Why China’s Digital Yuan Is Challenging U.S. Stablecoin Rules

China’s decision to allow banks to pay interest on digital yuan (e-CNY) wallets from January 1 is intensifying scrutiny in Washington over whether U.S. dollar stablecoins are being placed at a structural disadvantage.
The move has reignited criticism of the GENIUS Act, which explicitly bans yield on U.S. stablecoins — just as global competition in digital money accelerates.
Key takeaways
- China now allows banks to pay interest on digital yuan wallet balances.
- U.S. stablecoins are barred from offering yield under the GENIUS Act.
- Coinbase CEO warns the policy gap weakens dollar competitiveness.
- The debate highlights growing tension between banks, crypto firms, and policymakers.
The policy shift allows Chinese commercial banks to integrate e-CNY balances directly into their balance sheets, effectively treating the central bank digital currency as an interest-bearing liability. Chinese officials have framed the change as a step toward deeper adoption of the digital yuan within the traditional banking system.

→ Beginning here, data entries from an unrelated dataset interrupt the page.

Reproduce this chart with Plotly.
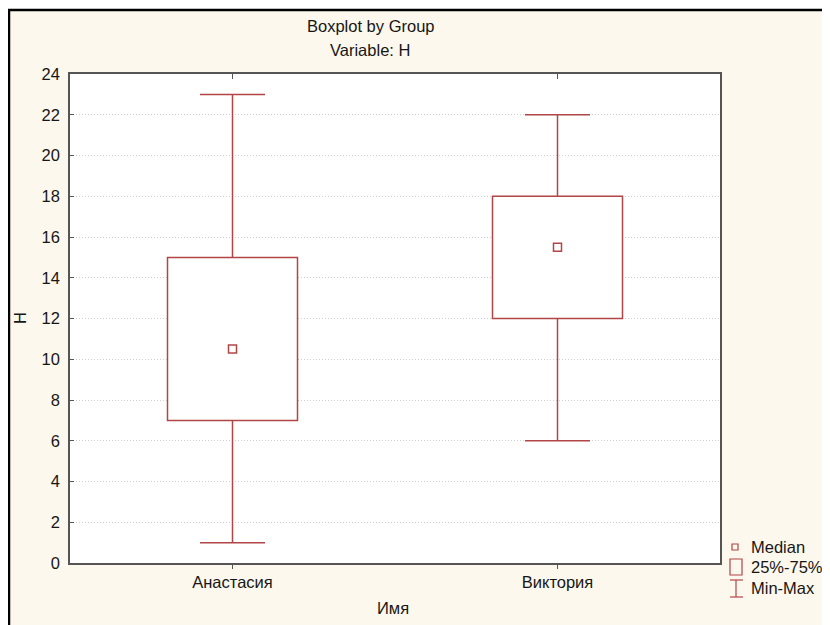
import plotly.graph_objects as go

# ---- data ----
names = ["Анастасия", "Виктория"]
mins = [1, 6]
q1s = [7, 12]
medians = [10.5, 15.5]
q3s = [15, 18]
maxs = [23, 22]
y_ticks = list(range(0, 25, 2))

W, H = 830, 625
OFF = 8  # page body margin
L, T = 70 - OFF, 74 - OFF
PW, PH = 650, 489
R = W - L - PW
B = H - T - PH

def px(xs):
    """screen x -> paper"""
    return (xs - OFF - L) / PW

def py(ys):
    """screen y -> paper"""
    return (T + PH - (ys - OFF)) / PH

RED = "#b24545"
FONT = "Liberation Sans, Arial, sans-serif"
FS = 16.5
TXT = "#161616"
xs = list(range(len(names)))
box_w = 0.4
cap_w = 0.2

fig = go.Figure()

# boxes (25%-75%)
fig.add_trace(go.Bar(
    x=xs, y=[q3 - q1 for q1, q3 in zip(q1s, q3s)], base=q1s, width=box_w,
    marker=dict(color="white", line=dict(color=RED, width=1.5)),
    showlegend=False, hoverinfo="skip"))

# whiskers and caps
wx, wy = [], []
for x, mn, q1, q3, mx in zip(xs, mins, q1s, q3s, maxs):
    wx += [x, x, None, x, x, None, x - cap_w / 2, x + cap_w / 2, None, x - cap_w / 2, x + cap_w / 2, None]
    wy += [q3, mx, None, q1, mn, None, mx, mx, None, mn, mn, None]
fig.add_trace(go.Scatter(x=wx, y=wy, mode="lines", line=dict(color=RED, width=1.5),
                         showlegend=False, hoverinfo="skip"))

# medians
fig.add_trace(go.Scatter(x=xs, y=medians, mode="markers",
                         marker=dict(symbol="square-open", size=8, color=RED, line=dict(width=1.5)),
                         showlegend=False))

shapes = [
    # outer cream panel with black top/left border
    dict(type="rect", xref="paper", yref="paper", x0=px(9), x1=px(860), y0=py(660), y1=py(10),
         fillcolor="#fdf8ed", line=dict(color="black", width=2.5), layer="below"),
    dict(type="rect", xref="paper", yref="paper", x0=0, x1=1, y0=0, y1=1,
         fillcolor="white", line=dict(width=0), layer="below"),
    # legend icons
    dict(type="rect", xref="paper", yref="paper", x0=px(732), x1=px(738), y0=py(550), y1=py(544),
         line=dict(color=RED, width=1.2), fillcolor="rgba(0,0,0,0)"),
    dict(type="rect", xref="paper", yref="paper", x0=px(730), x1=px(742), y0=py(575), y1=py(559),
         line=dict(color=RED, width=1.2), fillcolor="rgba(0,0,0,0)"),
    dict(type="line", xref="paper", yref="paper", x0=px(736), x1=px(736), y0=py(597), y1=py(580),
         line=dict(color=RED, width=1.2)),
    dict(type="line", xref="paper", yref="paper", x0=px(730), x1=px(743), y0=py(580), y1=py(580),
         line=dict(color=RED, width=1.2)),
    dict(type="line", xref="paper", yref="paper", x0=px(730), x1=px(743), y0=py(597), y1=py(597),
         line=dict(color=RED, width=1.2)),
]
# top mirror ticks (inside)
for x in xs:
    shapes.append(dict(type="line", xref="x", yref="paper", x0=x, x1=x, y0=1, y1=py(74 + 5),
                       line=dict(color="#555", width=1)))

def ann(text, x, y, xanchor="center", angle=0):
    return dict(text=text, x=px(x), y=py(y), xref="paper", yref="paper", xanchor=xanchor,
                yanchor="middle", textangle=angle, showarrow=False,
                font=dict(size=FS, color=TXT, family=FONT))

annotations = [
    ann("Boxplot by Group", 371, 26),
    ann("Variable: H", 370, 50),
    ann("Median", 749, 547, "left"),
    ann("25%-75%", 749, 567, "left"),
    ann("Min-Max", 749, 588, "left"),
    ann("Имя", 393, 608),
    ann("H", 20, 318, angle=-90),
]

fig.update_layout(
    width=W, height=H,
    margin=dict(l=L, r=R, t=T, b=B, pad=0),
    paper_bgcolor="white", plot_bgcolor="white",
    font=dict(family=FONT, size=FS, color=TXT),
    shapes=shapes, annotations=annotations,
    showlegend=False,
    xaxis=dict(range=[-0.5, 1.5], tickvals=xs, ticktext=names, showgrid=False, zeroline=False,
               showline=True, linecolor="#555", linewidth=1.5, mirror=True,
               ticks="outside", ticklen=4, tickcolor="#555", ticklabelstandoff=-1),
    yaxis=dict(range=[0, 24], tickvals=y_ticks, showgrid=True, gridcolor="#cfcfcf", griddash="1px,2px",
               gridwidth=1, zeroline=False, showline=True, linecolor="#555", linewidth=1.5,
               mirror=True, ticks="inside", ticklen=4, tickcolor="#555", ticklabelstandoff=5),
)

fig.write_html("out.html")
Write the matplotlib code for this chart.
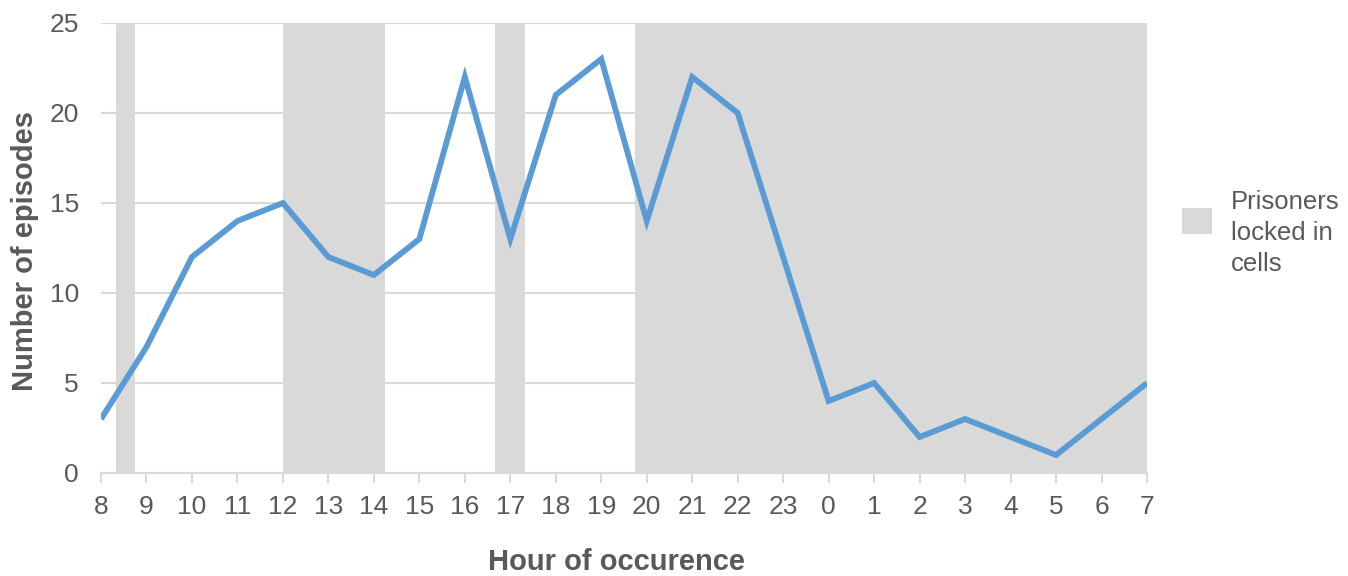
import matplotlib
matplotlib.use("Agg")
import matplotlib.pyplot as plt
from matplotlib.patches import Rectangle

hours = [8, 9, 10, 11, 12, 13, 14, 15, 16, 17, 18, 19, 20, 21, 22, 23, 0, 1, 2, 3, 4, 5, 6, 7]
episodes = [3, 7, 12, 14, 15, 12, 11, 13, 22, 13, 21, 23, 14, 22, 20, 12, 4, 5, 2, 3, 2, 1, 3, 5]
# lock-in periods as offsets (hours since 08:00)
lock_start = [20/60, 4.0, 8 + 40/60, 11.75]
lock_end = [45/60, 6.25, 9 + 20/60, 23.0]
legend_label = "Prisoners\nlocked in\ncells"

plt.rcParams['font.family'] = ['Liberation Sans', 'DejaVu Sans']
grey = '#595959'
shade = '#d9d9d9'

fig = plt.figure(figsize=(13.48, 5.76), dpi=100)
ax = fig.add_axes([101/1348, 1 - 473/576, (1147-101)/1348, (473-23)/576])

x = list(range(len(hours)))
for s, e in zip(lock_start, lock_end):
    ax.axvspan(s, e, color=shade, lw=0, zorder=1)

ax.plot(x, episodes, color='#5b9bd5', lw=4.2, zorder=3, solid_joinstyle='miter', solid_capstyle='butt')

ax.set_xlim(0, len(hours) - 1)
ax.set_ylim(0, 25)
ax.set_yticks([0, 5, 10, 15, 20, 25])
ax.set_xticks(x)
ax.set_xticklabels([str(h) for h in hours])
ax.yaxis.grid(True, color='#d9d9d9', lw=1.5, zorder=0)
ax.set_axisbelow(True)
for sp in ['top', 'right', 'left']:
    ax.spines[sp].set_visible(False)
ax.spines['bottom'].set_color('#d9d9d9')
ax.spines['bottom'].set_linewidth(1.5)
ax.spines['bottom'].set_zorder(0.5)
ax.tick_params(axis='x', colors='#d9d9d9', length=7, width=1.5, labelcolor=grey, labelsize=19, pad=9)
ax.tick_params(axis='y', length=0, labelcolor=grey, labelsize=19, pad=16)

fig.text(616/1348, 1 - 562/576, 'Hour of occurence', ha='center', va='center',
         fontsize=21, fontweight='bold', color=grey)
fig.text(25/1348, 1 - 251/576, 'Number of episodes', ha='center', va='center',
         rotation=90, fontsize=21, fontweight='bold', color=grey)

fig.patches.append(Rectangle((1182/1348, 1 - 234/576), 30/1348, 26/576,
                             transform=fig.transFigure, color=shade, lw=0))
fig.text(1231/1348, 1 - 233/576, legend_label, ha='left', va='center',
         fontsize=18.5, color=grey, linespacing=1.36)

fig.savefig('out.png', dpi=100)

In contrast, U.S. regulation has moved in the opposite direction. The GENIUS Act, passed in July 2025, created a federal framework for dollar-pegged stablecoins but prohibited issuers from paying “any form of interest or yield,” a provision that has become increasingly controversial.
Yield bans collide with global competition
The divergence drew sharp criticism from Brian Armstrong, who warned that China’s move gives the digital yuan a meaningful competitive edge. In public comments, Armstrong argued that banning yield on U.S. stablecoins risks pushing innovation offshore and weakening the dollar’s position in digital payments and onchain commerce.
That concern is not new. Throughout 2025, crypto executives repeatedly urged lawmakers to allow regulated stablecoin issuers to share yield with users, warning that restrictive rules would entrench traditional banks while making U.S. digital dollars less attractive abroad.
Banks, however, have lobbied aggressively in the opposite direction. Industry groups have pushed regulators to extend the GENIUS Act’s yield ban to third-party platforms, arguing that interest-bearing stablecoins could drain deposits from the banking system — particularly from smaller lenders.
Crypto firms counter that such restrictions would concentrate economic benefits inside banks, undermine competition, and hand strategic advantages to countries willing to experiment more aggressively with digital currencies, including China.
The policy debate is unfolding against a shifting macro backdrop. Some industry leaders argue that a weaker dollar environment in 2026 could prompt U.S. policymakers to reassess the role of stablecoins as tools to reinforce dollar dominance in global trade. In that context, yield-sharing and real-world-asset-backed stablecoins are gaining attention as ways to preserve purchasing power rather than merely facilitate payments.
At the same time, legal uncertainty remains. While a full repeal of the GENIUS Act after the 2026 midterms is widely viewed as unlikely, changes in congressional control could influence enforcement priorities and delay broader crypto market structure legislation. Legal experts caution that stablecoin issuers should assume the current framework will remain in place — and document compliance carefully — even as international competitors move faster.
For now, the contrast is stark: China is experimenting with interest-bearing digital money to drive adoption, while the U.S. is prioritizing financial stability over yield. As global digital currency competition heats up, that trade-off is becoming harder for U.S. policymakers to ignore.